Eksik ve çelişkili kısımlara rağmen, hele 28 Şubat süreci hatırlandığında, yazılı açıklamada ‘demokrasi’ ve ‘hukukun üstünlüğü’ kavramlarına vurgu yapılması önemlidir. ‘Emir’ şeklinde de olsa olayın üzerine gitmek, bir adımdır.

‘Plan için emri kim verdi?’ sorusu karşısında Hürriyet’e yaptığı şu açıklama önemli bir taahhüttür: ‘Bana bu sorunun sorulması bile hakarettir.’

Kişisel kanaatim de Başbuğ’un tıpkı Özkök gibi demokrasiye bağlılık konusunda samimi olduğu yönündedir.

Ne var ki, Korgeneral Galip Mendi’nin cezaevi ziyareti, Başbakanlık çıkarması, MKE’nin Poyrazköy raporunu görmezlikten gelme, Ergenekon dosyasındaki belgelerle ilgili eksik bilgilendirme ve benzeri gelişmeler, Başbuğ’un ‘denge politikası’ uğruna inançlarından taviz verdiği yorumlarını güçlendirmektedir.

‘Başbuğ görevden alınmalıdır’ önerisini besleyen düşünce de budur.

Kabul etmek gerekir, böyle bir öneri; heyecan vericidir, coşturucudur, fantastiktir, öfkeli kitleleri okşayıcıdır, ruha hitap eder, biraz da gaz içerir. Ama devlet yönetmek, çınar ağacı altındaki okey masasında taş dönerken proje üretmeye benzemez.

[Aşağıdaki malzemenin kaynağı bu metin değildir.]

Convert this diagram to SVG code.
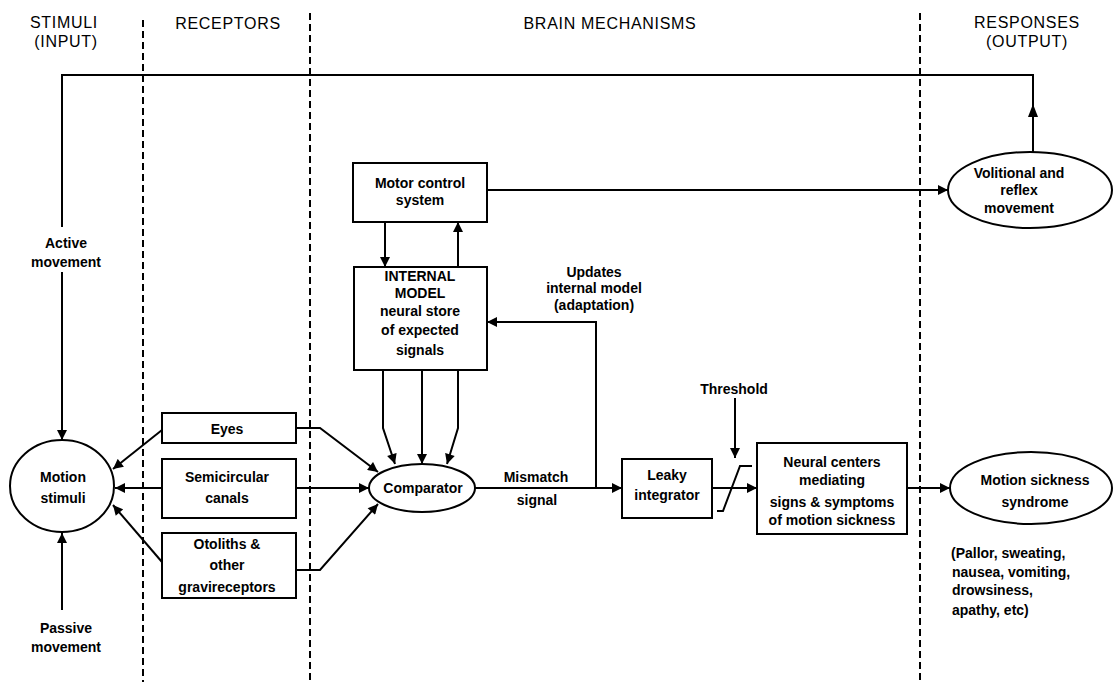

Evet, hesap soralım, bağcıyı dövmekle üzüm yemek arasındaki hassas dengeyi de koruyalım.


Kürtçe isim için ilk adım

Yer isimlerinin Kürtçe asıllarına dönmesi tartışmaları devam ederken ilk başvuru Mardin’in Midyat’ın Mercimekli Köyü’nden geldi. Mıhellemi Medeniyetlerarası Diyalog Derneği Başkanı Mehmet Ali Aslan ile Köy Muhtarı Bedreddin Demir, Başbakanlık, İçişleri ve Kültür Bakanlığı’na başvurdu ve köyün eski adı Habsunnes’in iadesini istedi. Osmanlı arşivlerinde köyün isminin Habsunnes olarak geçtiği belgesiyle başvurularını yaptıklarını söyleyen Aslan, ‘Habsunnes denilince akla binlerce yıllık tarih, medeniyet, sevgi, saygı, hoşgörü ve kardeşlik gelir. Mercimekli denilince ise akla mercimek ve ottan başka bir şey gelmez. 50 yıl önce birkaç delinin kuyuya attığı taşı 50 yıl sonra sayıları on binleri bulan siyasetçimiz, aydınımız, entelektüelimiz ve bürokratımız çıkaramıyor’ diye konuştu. Muhtar Demir ise köylerinin eski ismine kavuşması için destek beklediklerini söyledi.